Close at hand, a Rose-breasted Grosbeak, flying up from its bath in the stream, pauses on a naked branch to shake itself dry, before continuing up through the light gap:
Back in town, Mourning Doves and Cedar Waxwings are getting more active by the day. I took the photo below last night, when the light is better. Waxwings are common visitors to the distant dead ash snag:
The Mourning Doves often perch much closer at hand:
(In my opinion, you can never have too many photos of Mourning Doves.)
Stragglers: Zeeps and Ups
During the first four nights of June, the night migrant calls diminished precipitously. Swainson’s Thrushes dropped from a May peak of thousands to hundreds and then to dozens per night and now just a handful goes over, while a couple of late Gray-cheeked Thrushes showed up on the 4th. Spotted Sandpipers and Semipalmated Plovers are still coming through, along with an occasional Green Heron (which could be a local).

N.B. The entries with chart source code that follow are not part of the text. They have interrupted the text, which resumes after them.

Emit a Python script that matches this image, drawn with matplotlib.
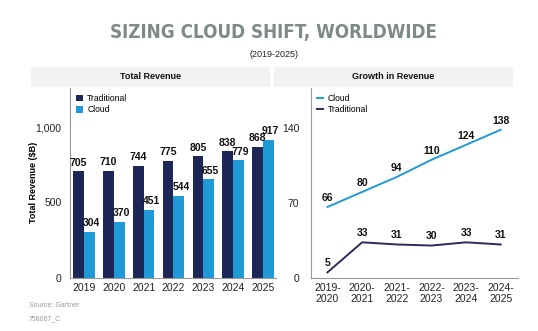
import matplotlib
matplotlib.use("Agg")
import matplotlib.pyplot as plt
from matplotlib.patches import Rectangle
from matplotlib.lines import Line2D
import numpy as np

plt.rcParams['font.family'] = ['Liberation Sans', 'DejaVu Sans']

# data
years = ['2019', '2020', '2021', '2022', '2023', '2024', '2025']
traditional = [705, 710, 744, 775, 805, 838, 868]
cloud = [304, 370, 451, 544, 655, 779, 917]

periods = ['2019-\n2020', '2020-\n2021', '2021-\n2022', '2022-\n2023', '2023-\n2024', '2024-\n2025']
cloud_growth = [66, 80, 94, 110, 124, 138]
trad_growth = [5, 33, 31, 30, 33, 31]

NAVY = '#1c2757'
BLUE = '#1f9ad6'
LINE_NAVY = '#2c2a5c'
GRAY = '#999999'

W, H = 538, 331
fig = plt.figure(figsize=(W / 100, H / 100), dpi=100)


def box(l, t, r, b):
    # pixel box -> figure fraction [left, bottom, width, height]
    return [l / W, 1 - b / H, (r - l) / W, (b - t) / H]


# title
fig.text(274 / W, 1 - 32.5 / H, 'SIZING CLOUD SHIFT, WORLDWIDE',
         family='DejaVu Sans', stretch='condensed', weight='bold',
         fontsize=13.5, color='#7d8a85', ha='center', va='center')
fig.text(274 / W, 1 - 54.5 / H, '(2019-2025)', fontsize=6.5, color='#222222',
         ha='center', va='center')

# header bands
for (l, r, label) in [(31, 269, 'Total Revenue'), (274, 512, 'Growth in Revenue')]:
    fig.patches.append(Rectangle((l / W, 1 - 86 / H), (r - l) / W, 19 / H,
                                 transform=fig.transFigure, color='#f1f2f3', zorder=0))
    fig.text((l + r) / 2 / W, 1 - 76.5 / H, label, fontsize=6.5, weight='bold',
             color='#111111', ha='center', va='center')

# left: total revenue bars
ax1 = fig.add_axes(box(70, 88, 276, 277.7))
x = np.arange(len(years))
bw = 0.36
b1 = ax1.bar(x - bw / 2, traditional, bw, color=NAVY, label='Traditional')
b2 = ax1.bar(x + bw / 2, cloud, bw, color=BLUE, label='Cloud')
for bars, vals, dx in [(b1, traditional, 0), (b2, cloud, 1.5)]:
    for rect, v in zip(bars, vals):
        ax1.annotate(str(v), (rect.get_x() + rect.get_width() / 2, v),
                     xytext=(dx, 2.5), textcoords='offset points', ha='center',
                     va='bottom', fontsize=7.5, weight='bold', color='#111111')
ax1.set_xlim(-0.47, 6.44)
ax1.set_ylim(0, 1259)
ax1.set_xticks(x)
ax1.set_xticklabels(years)
ax1.set_yticks([0, 500, 1000])
ax1.set_yticklabels(['0', '500', '1,000'])
ax1.set_ylabel('Total Revenue ($B)', fontsize=6.5, weight='bold', labelpad=-2)
ax1.legend(loc='upper left', bbox_to_anchor=(0.0, 1.0), frameon=False,
           fontsize=6.2, handlelength=0.8, handleheight=0.8, handletextpad=0.5,
           labelspacing=0.28, borderaxespad=0.3)

# right: growth lines
ax2 = fig.add_axes(box(310.5, 88, 518, 277.7))
xp = np.arange(len(periods))
ax2.plot(xp, cloud_growth, color=BLUE, lw=1.4)
ax2.plot(xp, trad_growth, color=LINE_NAVY, lw=1.4)
for vals in (cloud_growth, trad_growth):
    for xi, v in zip(xp, vals):
        ax2.annotate(str(v), (xi, v), xytext=(0, 3), textcoords='offset points',
                     ha='center', va='bottom', fontsize=7.5, weight='bold',
                     color='#111111')
ax2.set_xlim(-0.49, 5.5)
ax2.set_ylim(0, 177)
ax2.set_xticks(xp)
ax2.set_xticklabels(periods, linespacing=1.05)
ax2.set_yticks([0, 70, 140])
handles = [Line2D([], [], color=BLUE, lw=1.4), Line2D([], [], color=LINE_NAVY, lw=1.4)]
ax2.legend(handles, ['Cloud', 'Traditional'], loc='upper left',
           bbox_to_anchor=(0.0, 1.0), frameon=False, fontsize=6.2,
           handlelength=0.8, handletextpad=0.5, labelspacing=0.28,
           borderaxespad=0.3)

for ax in (ax1, ax2):
    for s in ('top', 'right'):
        ax.spines[s].set_visible(False)
    for s in ('left', 'bottom'):
        ax.spines[s].set_color(GRAY)
        ax.spines[s].set_linewidth(0.8)
    ax.tick_params(length=0, labelsize=7.5, colors='#222222', pad=4)
ax1.tick_params(axis='y', pad=6)
ax2.tick_params(axis='y', pad=8)

fig.text(29 / W, 1 - 305.5 / H, 'Source: Gartner', fontsize=5, color='#999999',
         ha='left', va='center')
fig.text(29 / W, 1 - 319 / H, '758067_C', fontsize=5, color='#999999',
         ha='left', va='center')

fig.savefig('out.png', dpi=100)
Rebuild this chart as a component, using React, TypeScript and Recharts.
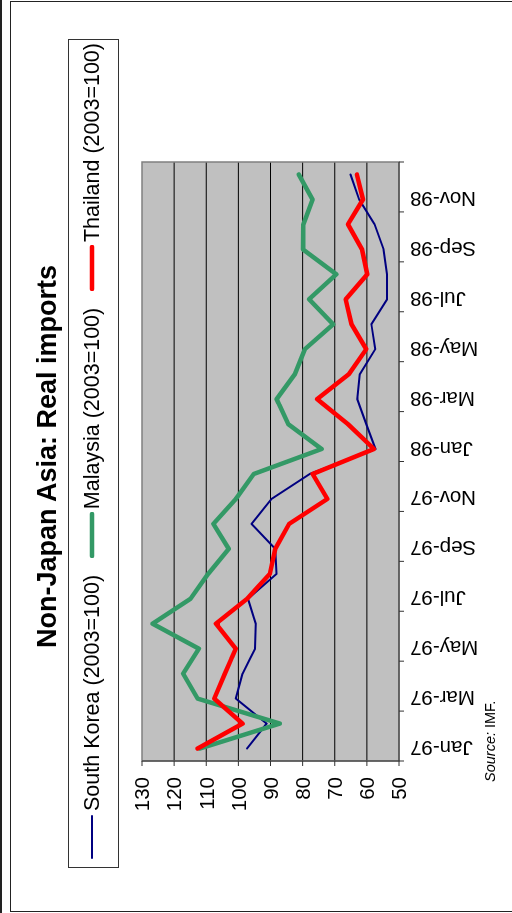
import { LineChart, Line, XAxis, YAxis, CartesianGrid, ReferenceArea } from 'recharts'

const MONTHS = [
  'Jan-97', 'Feb-97', 'Mar-97', 'Apr-97', 'May-97', 'Jun-97', 'Jul-97', 'Aug-97', 'Sep-97', 'Oct-97', 'Nov-97', 'Dec-97',
  'Jan-98', 'Feb-98', 'Mar-98', 'Apr-98', 'May-98', 'Jun-98', 'Jul-98', 'Aug-98', 'Sep-98', 'Oct-98', 'Nov-98', 'Dec-98',
]
const TICK_LABELS = ['Jan-97', 'Mar-97', 'May-97', 'Jul-97', 'Sep-97', 'Nov-97', 'Jan-98', 'Mar-98', 'May-98', 'Jul-98', 'Sep-98', 'Nov-98']
const VALUE_TICKS = [50, 60, 70, 80, 90, 100, 110, 120, 130]
const GRID_VALUES = [60, 70, 80, 90, 100, 110, 120]

const KOREA = [97.3, 91.2, 100.8, 98.7, 94.8, 94.6, 97, 88.1, 88.5, 95.9, 89.7, 77.8, 57.3, 60.2, 63, 62.2, 57.4, 58.6, 53.7, 53.7, 54.8, 57.6, 62.4, 65.1]
const MALAYSIA = [112, 87.1, 112.7, 117.2, 112.3, 126.7, 114.9, 109.4, 103, 107.8, 100.8, 95.2, 74.1, 84.5, 88.1, 82.4, 79.3, 70.5, 78, 69.5, 79.9, 79.8, 76.9, 81.2]
const THAILAND = [112.7, 98.7, 107.5, 104.2, 100.8, 107, 97.3, 90.2, 88.5, 84.2, 72.3, 76.9, 57.8, 65.9, 75.5, 65.6, 60.2, 64.8, 66.6, 59.9, 61.5, 65.9, 61.2, 63.1]

const SERIES = [
  { key: 'korea', name: 'South Korea (2003=100)', color: '#000080', width: 2 },
  { key: 'malaysia', name: 'Malaysia (2003=100)', color: '#339966', width: 4.5 },
  { key: 'thailand', name: 'Thailand (2003=100)', color: '#FF0000', width: 4.5 },
]

const data = MONTHS.map((month, i) => ({ i, month, korea: KOREA[i], malaysia: MALAYSIA[i], thailand: THAILAND[i] }))

// tick marks sit between month pairs, labels on the first month of each pair
const xTicks = TICK_LABELS.flatMap((_, k) => [2 * k - 0.5, 2 * k]).concat([TICK_LABELS.length * 2 - 0.5])

const FONT = '"Liberation Sans", Arial, sans-serif'
const W = 913
const H = 512

function MonthTick(props: any) {
  const { x, y, payload } = props
  const v = payload.value
  if (v % 1 !== 0) return <line x1={x} y1={y} x2={x} y2={y + 5} stroke="#333" />
  const ty = y + 11
  return (
    <text x={x} y={ty} transform={`rotate(-90 ${x} ${ty})`} textAnchor="end" dominantBaseline="central"
      fontSize={20.5} fontFamily={FONT} fill="#000">
      {TICK_LABELS[v / 2]}
    </text>
  )
}

function LegendBox() {
  return (
    <div style={{
      position: 'absolute', left: 45, top: 68, width: 829, height: 51, boxSizing: 'border-box',
      border: '1px solid #333', background: '#fff', display: 'flex', alignItems: 'center',
      justifyContent: 'space-between', padding: '0 3px 3px 7px', fontSize: 21.5, fontFamily: FONT,
    }}>
      {SERIES.map(s => (
        <div key={s.key} style={{ display: 'flex', alignItems: 'center', whiteSpace: 'nowrap' }}>
          <svg width={46} height={10} style={{ marginRight: 3 }}>
            <line x1={2} y1={5} x2={44} y2={5} stroke={s.color} strokeWidth={s.width} strokeLinecap="round" />
          </svg>
          <span>{s.name}</span>
        </div>
      ))}
    </div>
  )
}

export default function App() {
  return (
    <div style={{
      position: 'fixed', left: 0, top: 0, width: W, height: H, background: '#fff',
      transformOrigin: '0 0', transform: `translate(0px, ${W}px) rotate(-90deg)`, fontFamily: FONT,
    }}>
      <div style={{ position: 'absolute', left: 0, top: 0, width: W, height: 1.5, background: '#222' }} />
      <div style={{ position: 'absolute', left: 1, top: 10, width: W - 2, height: 520, border: '1.5px solid #222', boxSizing: 'border-box' }} />
      <div style={{
        position: 'absolute', left: 0, top: 34, width: W, textAlign: 'center', fontSize: 27,
        fontWeight: 'bold', lineHeight: '27px', color: '#000',
      }}>
        Non-Japan Asia: Real imports
      </div>
      <LegendBox />
      <div style={{ position: 'absolute', left: 131, top: 482, fontSize: 14.5, lineHeight: '17px', color: '#000' }}>
        <i>Source:</i> IMF.
      </div>
      <div style={{ position: 'absolute', left: 0, top: 0 }}>
        <LineChart width={W} height={H} data={data} margin={{ top: 142, right: 162, bottom: 0, left: 0 }}>
          <CartesianGrid fill="#C0C0C0" stroke="#000" vertical={false} horizontalValues={GRID_VALUES} />
          <ReferenceArea x1={-0.5} x2={23.5} y1={50} y2={130} fill="none" stroke="#808080" strokeWidth={1.5} ifOverflow="visible" />
          <XAxis type="number" dataKey="i" domain={[-0.5, 23.5]} ticks={xTicks} interval={0} height={113}
            tickLine={false} tickSize={0} tickMargin={0} tick={<MonthTick />} axisLine={{ stroke: '#333' }} />
          <YAxis type="number" domain={[50, 130]} ticks={VALUE_TICKS} interval={0} width={152}
            tickSize={5} tickMargin={11} tickLine={{ stroke: '#333' }} axisLine={{ stroke: '#333' }}
            tick={{ fontSize: 20.5, fill: '#000', fontFamily: FONT }} />
          {SERIES.map(s => (
            <Line key={s.key} type="linear" dataKey={s.key} name={s.name} stroke={s.color} strokeWidth={s.width}
              strokeLinejoin="round" strokeLinecap="round" dot={false} activeDot={false} isAnimationActive={false} />
          ))}
        </LineChart>
      </div>
    </div>
  )
}
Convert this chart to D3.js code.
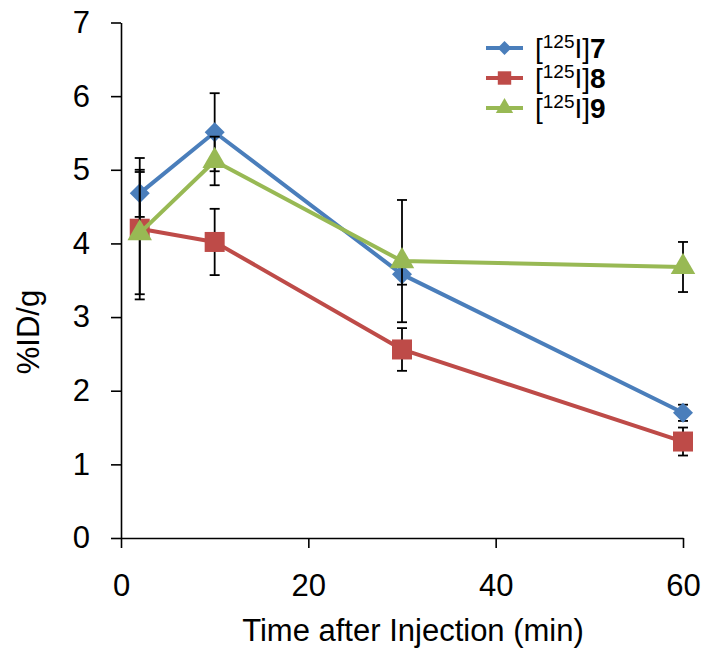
<!DOCTYPE html>
<html>
<head>
<meta charset="utf-8">
<script src="https://cdn.jsdelivr.net/npm/d3@7"></script>
<style>
  html, body { margin: 0; padding: 0; background: #fff; }
  svg { display: block; font-family: Arial, "Liberation Sans", sans-serif; }
</style>
</head>
<body>
<svg id="chart" width="714" height="666"></svg>
<script>
// ---- data ----
const times = [2, 10, 30, 60];
const seriesLabels = ["7", "8", "9"];
const values7 = [4.68, 5.51, 3.58, 1.70];
const errors7 = [0.32, 0.53, 0.14, 0.11];
const values8 = [4.20, 4.02, 2.56, 1.31];
const errors8 = [0.96, 0.45, 0.29, 0.19];
const values9 = [4.14, 5.12, 3.76, 3.68];
const errors9 = [0.83, 0.33, 0.83, 0.34];
const xTicks = [0, 20, 40, 60];
const yTicks = [0, 1, 2, 3, 4, 5, 6, 7];
const colors = ["#4a7ebb", "#be4b48", "#98b954"];
const markerTypes = ["diamond", "square", "triangle"];

const series = [
  { label: seriesLabels[0], values: values7, errors: errors7, color: colors[0], marker: markerTypes[0] },
  { label: seriesLabels[1], values: values8, errors: errors8, color: colors[1], marker: markerTypes[1] },
  { label: seriesLabels[2], values: values9, errors: errors9, color: colors[2], marker: markerTypes[2] }
];

const svg = d3.select("#chart");
const x = d3.scaleLinear().domain([0, 60]).range([121, 683]);
const y = d3.scaleLinear().domain([0, 7]).range([538, 22.5]);

function markerPath(type, big) {
  if (type === "diamond") return d3.symbol().type(d3.symbolSquare).size(big ? 200 : 95)();
  if (type === "square") return d3.symbol().type(d3.symbolSquare).size(big ? 400 : 180)();
  return d3.symbol().type(d3.symbolTriangle).size(big ? 260 : 130)();
}
function markerTransform(type, px, py) {
  return type === "diamond" ? `translate(${px},${py}) rotate(45)` : `translate(${px},${py})`;
}

// ---- axes ----
const yAxis = d3.axisLeft(y).tickValues(yTicks).tickSize(10).tickSizeOuter(0).tickPadding(21).tickFormat(d3.format("d"));
const gy = svg.append("g").attr("transform", `translate(${x(0)},0)`).call(yAxis);
gy.selectAll("text").attr("font-size", 31).attr("fill", "#000").attr("font-family", "Arial, 'Liberation Sans', sans-serif");

const xAxis = d3.axisBottom(x).tickValues(xTicks).tickSize(10).tickSizeOuter(0).tickPadding(26).tickFormat(d3.format("d"));
const gx = svg.append("g").attr("transform", `translate(0,${y(0)})`).call(xAxis);
gx.selectAll("text").attr("font-size", 31).attr("fill", "#000").attr("font-family", "Arial, 'Liberation Sans', sans-serif");

[gx, gy].forEach(g => {
  g.select(".domain").attr("stroke", "#000").attr("stroke-width", 1.6);
  g.selectAll(".tick line").attr("stroke", "#000").attr("stroke-width", 1.6);
});

// axis titles
svg.append("text")
  .attr("x", 413).attr("y", 641)
  .attr("text-anchor", "middle")
  .attr("font-size", 31)
  .text("Time after Injection (min)");

svg.append("text")
  .attr("transform", "translate(39,332) rotate(-90)")
  .attr("text-anchor", "middle")
  .attr("font-size", 31)
  .text("%ID/g");

// ---- series ----
const line = d3.line().x(d => x(d.t)).y(d => y(d.v));

series.forEach(s => {
  const pts = times.map((t, i) => ({ t, v: s.values[i], e: s.errors[i] }));
  const g = svg.append("g");
  // error bars
  const eb = g.append("g").attr("stroke", "#000").attr("stroke-width", 1.8);
  pts.forEach(p => {
    eb.append("line").attr("x1", x(p.t)).attr("x2", x(p.t)).attr("y1", y(p.v - p.e)).attr("y2", y(p.v + p.e));
    [p.v - p.e, p.v + p.e].forEach(v => {
      eb.append("line").attr("x1", x(p.t) - 5).attr("x2", x(p.t) + 5).attr("y1", y(v)).attr("y2", y(v));
    });
  });
  g.append("path").datum(pts).attr("d", line)
    .attr("fill", "none").attr("stroke", s.color).attr("stroke-width", 4).attr("stroke-linejoin", "round");
  g.selectAll(".m").data(pts).enter().append("path")
    .attr("d", markerPath(s.marker, true))
    .attr("transform", d => markerTransform(s.marker, x(d.t), y(d.v)))
    .attr("fill", s.color);
});

// ---- legend ----
const legendY = [48, 78, 108];
series.forEach((s, i) => {
  const ly = legendY[i];
  const lg = svg.append("g");
  lg.append("line").attr("x1", 486).attr("x2", 523).attr("y1", ly).attr("y2", ly)
    .attr("stroke", s.color).attr("stroke-width", 4);
  lg.append("path").attr("d", markerPath(s.marker, false))
    .attr("transform", markerTransform(s.marker, 504.5, ly)).attr("fill", s.color);
  const t = lg.append("text").attr("x", 535).attr("y", ly + 10).attr("font-size", 28);
  t.append("tspan").text("[");
  t.append("tspan").attr("font-size", 19).attr("dy", -10).text("125");
  t.append("tspan").attr("dy", 10).text("I]");
  t.append("tspan").attr("font-weight", "bold").text(s.label);
});
</script>
</body>
</html>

What I find odd are the warblers. Around eight species—Bay-breasted, Blackburnian, Blackpoll, Cerulean, Magnolia, Worm-eating, and Yellow warblers, and Louisiana Waterthrushes (with Connecticut almost entirely in the fall), emit ‘zeep’ flight calls, which look like squiggles on the spectrum, and cannot be differentiated safely. Another seven—Ovenbird and Yellow-rumped, Tennessee, Nashville, Black-throated Green, Mourning, and Orange-crowned warblers—do ‘ups’, which are single or double (harmonized) upward lines lasting usually less than 50 milliseconds.
One of the first warblers to return was the American Redstart, back in April. So what is one doing flying over at 12:34 AM on June 2? The ‘zeep’ at 10:43 that night was quite likely a Blackpoll Warbler, which are still coming through. But what about the single ‘up’ at 12:32 AM on June 4th?
For that matter, why are there still Field Sparrows, Indigo Buntings, and Chipping Sparrows flying over once or twice a night? I doubt they are incredibly late stragglers, except perhaps the Indigo Buntings. More likely they, like a Rose-breasted Grosbeak that called twice in flight at 2:55 AM on the 2nd, are either local summer residents flying around (the FISP, as we know, is quite active at night), or maybe individuals that haven’t successfully bred or found territories.